* [WHAT IS NEEDED]:
Set down each record below precisely, skipping the pictures.

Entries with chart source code
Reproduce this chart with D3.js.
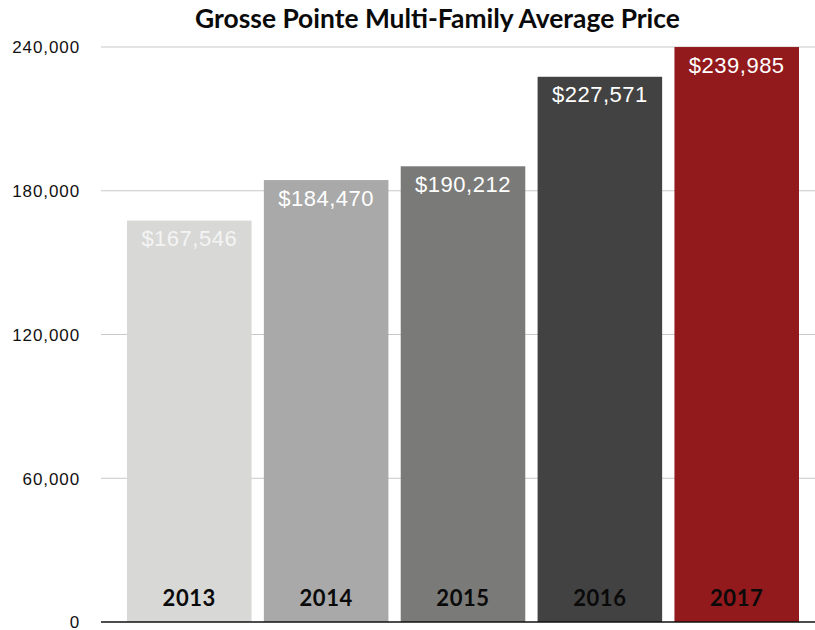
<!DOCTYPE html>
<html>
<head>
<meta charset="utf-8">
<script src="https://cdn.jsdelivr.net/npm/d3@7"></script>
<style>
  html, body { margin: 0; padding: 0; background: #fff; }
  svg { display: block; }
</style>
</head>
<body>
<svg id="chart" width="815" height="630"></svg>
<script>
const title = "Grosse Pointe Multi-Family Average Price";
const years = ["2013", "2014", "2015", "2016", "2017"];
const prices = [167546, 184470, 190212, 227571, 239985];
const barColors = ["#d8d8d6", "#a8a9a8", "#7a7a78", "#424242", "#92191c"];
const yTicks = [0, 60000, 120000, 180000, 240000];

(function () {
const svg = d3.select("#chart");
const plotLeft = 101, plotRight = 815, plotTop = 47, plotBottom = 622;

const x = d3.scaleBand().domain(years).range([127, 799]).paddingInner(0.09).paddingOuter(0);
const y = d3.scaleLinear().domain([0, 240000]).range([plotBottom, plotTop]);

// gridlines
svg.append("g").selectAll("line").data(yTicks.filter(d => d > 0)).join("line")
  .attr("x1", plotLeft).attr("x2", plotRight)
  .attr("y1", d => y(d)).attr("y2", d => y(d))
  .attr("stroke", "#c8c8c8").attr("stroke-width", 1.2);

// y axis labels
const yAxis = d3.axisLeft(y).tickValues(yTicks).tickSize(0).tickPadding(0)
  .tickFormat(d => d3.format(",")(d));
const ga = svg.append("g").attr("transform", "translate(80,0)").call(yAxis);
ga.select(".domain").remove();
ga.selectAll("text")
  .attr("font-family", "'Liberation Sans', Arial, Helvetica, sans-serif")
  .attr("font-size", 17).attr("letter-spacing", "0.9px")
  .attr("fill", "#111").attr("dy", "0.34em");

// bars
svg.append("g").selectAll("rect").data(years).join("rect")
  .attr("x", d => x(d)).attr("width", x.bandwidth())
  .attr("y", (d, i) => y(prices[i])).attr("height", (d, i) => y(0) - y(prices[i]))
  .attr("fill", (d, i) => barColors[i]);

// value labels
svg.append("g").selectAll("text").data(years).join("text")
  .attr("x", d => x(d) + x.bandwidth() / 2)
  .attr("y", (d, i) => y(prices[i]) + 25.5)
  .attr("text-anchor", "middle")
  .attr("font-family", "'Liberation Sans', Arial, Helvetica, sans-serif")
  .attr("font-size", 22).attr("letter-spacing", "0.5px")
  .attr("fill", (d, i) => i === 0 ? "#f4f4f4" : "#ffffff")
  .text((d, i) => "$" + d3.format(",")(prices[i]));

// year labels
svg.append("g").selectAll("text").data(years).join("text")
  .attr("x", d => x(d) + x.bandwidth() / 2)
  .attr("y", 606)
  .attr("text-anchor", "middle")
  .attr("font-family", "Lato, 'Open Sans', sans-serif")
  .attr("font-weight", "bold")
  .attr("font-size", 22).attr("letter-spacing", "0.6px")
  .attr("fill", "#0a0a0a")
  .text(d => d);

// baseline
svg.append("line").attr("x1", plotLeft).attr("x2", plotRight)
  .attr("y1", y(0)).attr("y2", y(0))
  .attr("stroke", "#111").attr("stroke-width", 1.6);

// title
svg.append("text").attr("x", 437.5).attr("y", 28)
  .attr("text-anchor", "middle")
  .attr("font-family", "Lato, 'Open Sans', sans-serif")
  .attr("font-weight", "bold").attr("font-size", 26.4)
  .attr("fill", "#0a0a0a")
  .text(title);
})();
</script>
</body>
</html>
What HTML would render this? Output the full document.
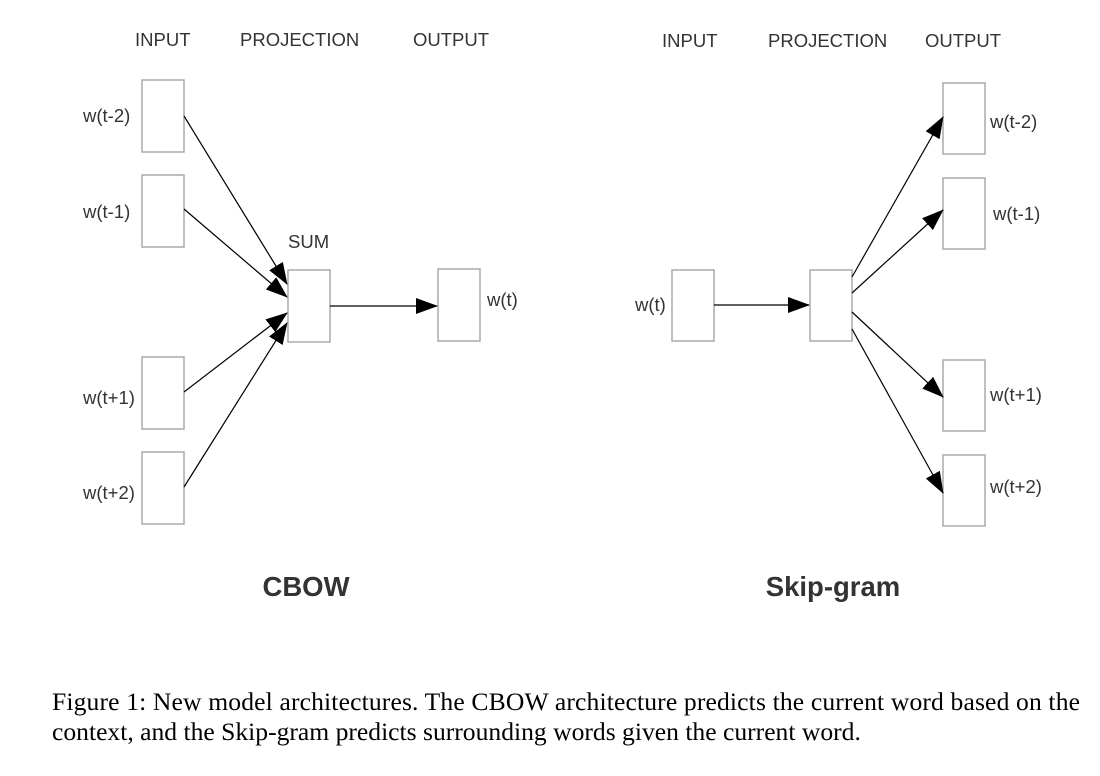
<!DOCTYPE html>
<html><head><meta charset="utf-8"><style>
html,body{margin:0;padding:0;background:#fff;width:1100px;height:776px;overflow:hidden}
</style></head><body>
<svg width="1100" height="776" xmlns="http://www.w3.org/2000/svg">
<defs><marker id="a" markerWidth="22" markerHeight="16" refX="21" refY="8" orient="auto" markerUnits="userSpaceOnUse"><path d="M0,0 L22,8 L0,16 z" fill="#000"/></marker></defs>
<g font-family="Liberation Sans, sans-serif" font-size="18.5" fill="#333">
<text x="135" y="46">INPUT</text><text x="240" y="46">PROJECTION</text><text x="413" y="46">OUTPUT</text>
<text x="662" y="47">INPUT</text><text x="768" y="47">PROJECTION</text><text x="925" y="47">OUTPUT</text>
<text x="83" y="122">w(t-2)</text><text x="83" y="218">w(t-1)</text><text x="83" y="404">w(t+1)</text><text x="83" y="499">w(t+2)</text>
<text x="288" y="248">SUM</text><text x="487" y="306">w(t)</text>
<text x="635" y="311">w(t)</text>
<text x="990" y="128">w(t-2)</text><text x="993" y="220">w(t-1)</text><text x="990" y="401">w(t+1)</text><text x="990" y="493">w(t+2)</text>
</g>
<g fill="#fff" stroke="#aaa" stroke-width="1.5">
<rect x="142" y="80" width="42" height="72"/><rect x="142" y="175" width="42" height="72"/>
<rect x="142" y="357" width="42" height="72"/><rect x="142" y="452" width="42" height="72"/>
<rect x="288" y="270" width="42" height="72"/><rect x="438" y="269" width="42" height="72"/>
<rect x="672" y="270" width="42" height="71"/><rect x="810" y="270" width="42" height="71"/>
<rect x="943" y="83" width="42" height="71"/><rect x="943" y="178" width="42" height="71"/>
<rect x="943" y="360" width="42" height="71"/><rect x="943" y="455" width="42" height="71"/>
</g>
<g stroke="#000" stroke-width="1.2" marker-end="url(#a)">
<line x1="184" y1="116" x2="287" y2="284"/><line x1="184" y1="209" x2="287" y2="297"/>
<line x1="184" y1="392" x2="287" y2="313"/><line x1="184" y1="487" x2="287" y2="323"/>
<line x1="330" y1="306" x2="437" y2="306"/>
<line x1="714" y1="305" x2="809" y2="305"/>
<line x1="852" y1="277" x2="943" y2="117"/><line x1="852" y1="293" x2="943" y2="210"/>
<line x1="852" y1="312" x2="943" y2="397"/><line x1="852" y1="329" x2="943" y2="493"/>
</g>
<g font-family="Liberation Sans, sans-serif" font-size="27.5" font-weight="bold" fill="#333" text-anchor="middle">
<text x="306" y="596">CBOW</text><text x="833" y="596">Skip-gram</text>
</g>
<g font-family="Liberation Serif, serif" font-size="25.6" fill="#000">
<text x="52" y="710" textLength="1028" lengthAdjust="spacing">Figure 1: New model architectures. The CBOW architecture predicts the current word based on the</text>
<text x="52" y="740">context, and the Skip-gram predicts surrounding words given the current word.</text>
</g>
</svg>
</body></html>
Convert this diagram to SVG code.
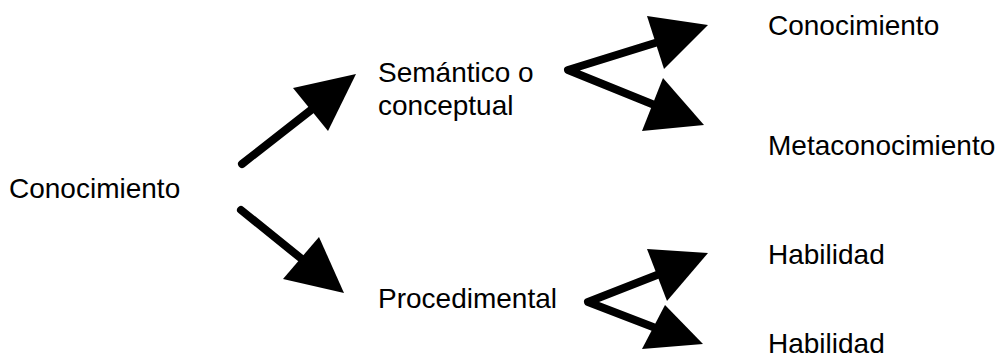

* [RESULT]:
Reproduce this chart with D3.js.
<!DOCTYPE html>
<html>
<head>
<meta charset="utf-8">
<script src="https://cdn.jsdelivr.net/npm/d3@7"></script>
<style>
  html, body { margin: 0; padding: 0; background: #fff; }
  svg { display: block; }
</style>
</head>
<body>
<svg id="chart" width="815" height="630"></svg>
<script>
const title = "Grosse Pointe Multi-Family Average Price";
const years = ["2013", "2014", "2015", "2016", "2017"];
const prices = [167546, 184470, 190212, 227571, 239985];
const barColors = ["#d8d8d6", "#a8a9a8", "#7a7a78", "#424242", "#92191c"];
const yTicks = [0, 60000, 120000, 180000, 240000];

(function () {
const svg = d3.select("#chart");
const plotLeft = 101, plotRight = 815, plotTop = 47, plotBottom = 622;

const x = d3.scaleBand().domain(years).range([127, 799]).paddingInner(0.09).paddingOuter(0);
const y = d3.scaleLinear().domain([0, 240000]).range([plotBottom, plotTop]);

// gridlines
svg.append("g").selectAll("line").data(yTicks.filter(d => d > 0)).join("line")
  .attr("x1", plotLeft).attr("x2", plotRight)
  .attr("y1", d => y(d)).attr("y2", d => y(d))
  .attr("stroke", "#c8c8c8").attr("stroke-width", 1.2);

// y axis labels
const yAxis = d3.axisLeft(y).tickValues(yTicks).tickSize(0).tickPadding(0)
  .tickFormat(d => d3.format(",")(d));
const ga = svg.append("g").attr("transform", "translate(80,0)").call(yAxis);
ga.select(".domain").remove();
ga.selectAll("text")
  .attr("font-family", "'Liberation Sans', Arial, Helvetica, sans-serif")
  .attr("font-size", 17).attr("letter-spacing", "0.9px")
  .attr("fill", "#111").attr("dy", "0.34em");

// bars
svg.append("g").selectAll("rect").data(years).join("rect")
  .attr("x", d => x(d)).attr("width", x.bandwidth())
  .attr("y", (d, i) => y(prices[i])).attr("height", (d, i) => y(0) - y(prices[i]))
  .attr("fill", (d, i) => barColors[i]);

// value labels
svg.append("g").selectAll("text").data(years).join("text")
  .attr("x", d => x(d) + x.bandwidth() / 2)
  .attr("y", (d, i) => y(prices[i]) + 25.5)
  .attr("text-anchor", "middle")
  .attr("font-family", "'Liberation Sans', Arial, Helvetica, sans-serif")
  .attr("font-size", 22).attr("letter-spacing", "0.5px")
  .attr("fill", (d, i) => i === 0 ? "#f4f4f4" : "#ffffff")
  .text((d, i) => "$" + d3.format(",")(prices[i]));

// year labels
svg.append("g").selectAll("text").data(years).join("text")
  .attr("x", d => x(d) + x.bandwidth() / 2)
  .attr("y", 606)
  .attr("text-anchor", "middle")
  .attr("font-family", "Lato, 'Open Sans', sans-serif")
  .attr("font-weight", "bold")
  .attr("font-size", 22).attr("letter-spacing", "0.6px")
  .attr("fill", "#0a0a0a")
  .text(d => d);

// baseline
svg.append("line").attr("x1", plotLeft).attr("x2", plotRight)
  .attr("y1", y(0)).attr("y2", y(0))
  .attr("stroke", "#111").attr("stroke-width", 1.6);

// title
svg.append("text").attr("x", 437.5).attr("y", 28)
  .attr("text-anchor", "middle")
  .attr("font-family", "Lato, 'Open Sans', sans-serif")
  .attr("font-weight", "bold").attr("font-size", 26.4)
  .attr("fill", "#0a0a0a")
  .text(title);
})();
</script>
</body>
</html>
What HTML would render this? Output the full document.
<!DOCTYPE html>
<html><head><meta charset="utf-8"><style>
html,body{margin:0;padding:0;background:#fff;width:1100px;height:776px;overflow:hidden}
</style></head><body>
<svg width="1100" height="776" xmlns="http://www.w3.org/2000/svg">
<defs><marker id="a" markerWidth="22" markerHeight="16" refX="21" refY="8" orient="auto" markerUnits="userSpaceOnUse"><path d="M0,0 L22,8 L0,16 z" fill="#000"/></marker></defs>
<g font-family="Liberation Sans, sans-serif" font-size="18.5" fill="#333">
<text x="135" y="46">INPUT</text><text x="240" y="46">PROJECTION</text><text x="413" y="46">OUTPUT</text>
<text x="662" y="47">INPUT</text><text x="768" y="47">PROJECTION</text><text x="925" y="47">OUTPUT</text>
<text x="83" y="122">w(t-2)</text><text x="83" y="218">w(t-1)</text><text x="83" y="404">w(t+1)</text><text x="83" y="499">w(t+2)</text>
<text x="288" y="248">SUM</text><text x="487" y="306">w(t)</text>
<text x="635" y="311">w(t)</text>
<text x="990" y="128">w(t-2)</text><text x="993" y="220">w(t-1)</text><text x="990" y="401">w(t+1)</text><text x="990" y="493">w(t+2)</text>
</g>
<g fill="#fff" stroke="#aaa" stroke-width="1.5">
<rect x="142" y="80" width="42" height="72"/><rect x="142" y="175" width="42" height="72"/>
<rect x="142" y="357" width="42" height="72"/><rect x="142" y="452" width="42" height="72"/>
<rect x="288" y="270" width="42" height="72"/><rect x="438" y="269" width="42" height="72"/>
<rect x="672" y="270" width="42" height="71"/><rect x="810" y="270" width="42" height="71"/>
<rect x="943" y="83" width="42" height="71"/><rect x="943" y="178" width="42" height="71"/>
<rect x="943" y="360" width="42" height="71"/><rect x="943" y="455" width="42" height="71"/>
</g>
<g stroke="#000" stroke-width="1.2" marker-end="url(#a)">
<line x1="184" y1="116" x2="287" y2="284"/><line x1="184" y1="209" x2="287" y2="297"/>
<line x1="184" y1="392" x2="287" y2="313"/><line x1="184" y1="487" x2="287" y2="323"/>
<line x1="330" y1="306" x2="437" y2="306"/>
<line x1="714" y1="305" x2="809" y2="305"/>
<line x1="852" y1="277" x2="943" y2="117"/><line x1="852" y1="293" x2="943" y2="210"/>
<line x1="852" y1="312" x2="943" y2="397"/><line x1="852" y1="329" x2="943" y2="493"/>
</g>
<g font-family="Liberation Sans, sans-serif" font-size="27.5" font-weight="bold" fill="#333" text-anchor="middle">
<text x="306" y="596">CBOW</text><text x="833" y="596">Skip-gram</text>
</g>
<g font-family="Liberation Serif, serif" font-size="25.6" fill="#000">
<text x="52" y="710" textLength="1028" lengthAdjust="spacing">Figure 1: New model architectures. The CBOW architecture predicts the current word based on the</text>
<text x="52" y="740">context, and the Skip-gram predicts surrounding words given the current word.</text>
</g>
</svg>
</body></html>
Convert this diagram to SVG code.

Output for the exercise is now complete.